Per the CED, the great majority of enslaved Africans in the British Atlantic were sent to the West Indies, not to mainland North America.
Sugar cultivation was so deadly and labor-intensive that island planters relied on constant importation of enslaved people rather than natural population growth.
The West Indies exported the plantation model and slave codes to mainland colonies, most famously from Barbados to South Carolina.
Because enslaved people were the demographic majority, West Indian communities preserved African culture, religion, and family systems more strongly than most mainland regions.
Even New England profited from the West Indies by shipping food and supplies to the islands, so all British colonies were tied into the slave economy to varying degrees.
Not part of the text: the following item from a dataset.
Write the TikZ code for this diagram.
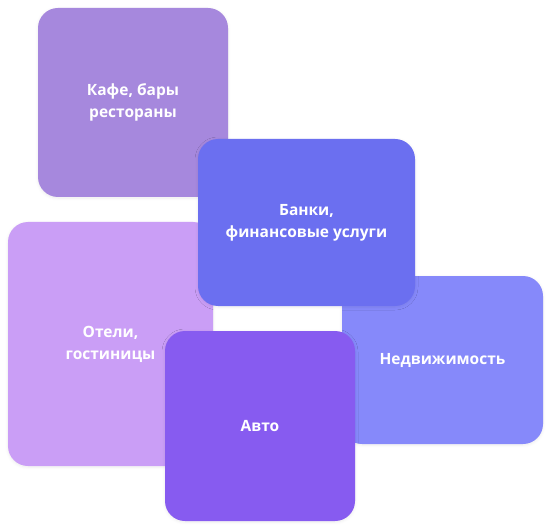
\documentclass[tikz,border=0pt]{standalone}
\usepackage{fontspec}
\setmainfont{Open Sans}
\usetikzlibrary{shadows.blur}
\definecolor{cafe}{HTML}{A688DD}
\definecolor{bank}{HTML}{6B6FF0}
\definecolor{hotel}{HTML}{CA9EF6}
\definecolor{realty}{HTML}{8689FA}
\definecolor{auto}{HTML}{875BF0}
\begin{document}
\begin{tikzpicture}[x=1pt,y=-1pt,
  card/.style={rectangle, rounded corners=20pt, inner sep=0pt, text=white,
    font=\bfseries\fontsize{15.5}{22}\selectfont, align=center,
    blur shadow={shadow xshift=0pt, shadow yshift=-1pt, shadow blur radius=3pt, shadow blur steps=6, shadow opacity=8}}]
\useasboundingbox (0,0) rectangle (551,529);
\node[card, fill=cafe, minimum width=190pt, minimum height=189pt] (cafe) at (133,102.5) {Кафе, бары\\рестораны};
\node[card, fill=hotel, minimum width=205pt, minimum height=244pt] (hotel) at (110.5,344) {Отели,\\гостиницы};
\node[card, fill=realty, minimum width=201pt, minimum height=168pt] (realty) at (442.5,360) {Недвижимость};
\node[card, fill=bank, minimum width=217pt, minimum height=167pt] (bank) at (306.5,222.5) {Банки,\\финансовые услуги};
\node[card, fill=auto, minimum width=190pt, minimum height=190pt] (auto) at (260,426) {Авто};
\end{tikzpicture}
\end{document}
They were Britain's Caribbean colonies, including Barbados and Jamaica, that built enormously profitable sugar plantation economies on enslaved African labor. They appear in Unit 2 (Topics 2.3 and 2.6) as the destination for the great majority of enslaved Africans in the British Atlantic.
Sugar required brutal, year-round labor, and mortality rates on the islands were so high that planters constantly imported new enslaved people to replace those who died. Tobacco in the Chesapeake was less deadly, so the mainland enslaved population could grow through natural increase instead.
No. They were British colonies, but they were separate Caribbean possessions, not part of the thirteen mainland colonies that later became the United States. They also stayed loyal to Britain during the American Revolution.
The West Indies grew sugar with enslaved majorities sustained by constant imports, while the Chesapeake grew tobacco with an enslaved minority that grew through natural increase. By 1750 the islands were richer per capita but far deadlier for enslaved people.
Because enslaved Africans were the demographic majority, they preserved African languages, religious practices, and family and gender systems more fully than on the mainland. The CED (KC-2.2.II.C) frames this cultural maintenance, alongside overt and covert resistance, as a direct response to slavery's dehumanization.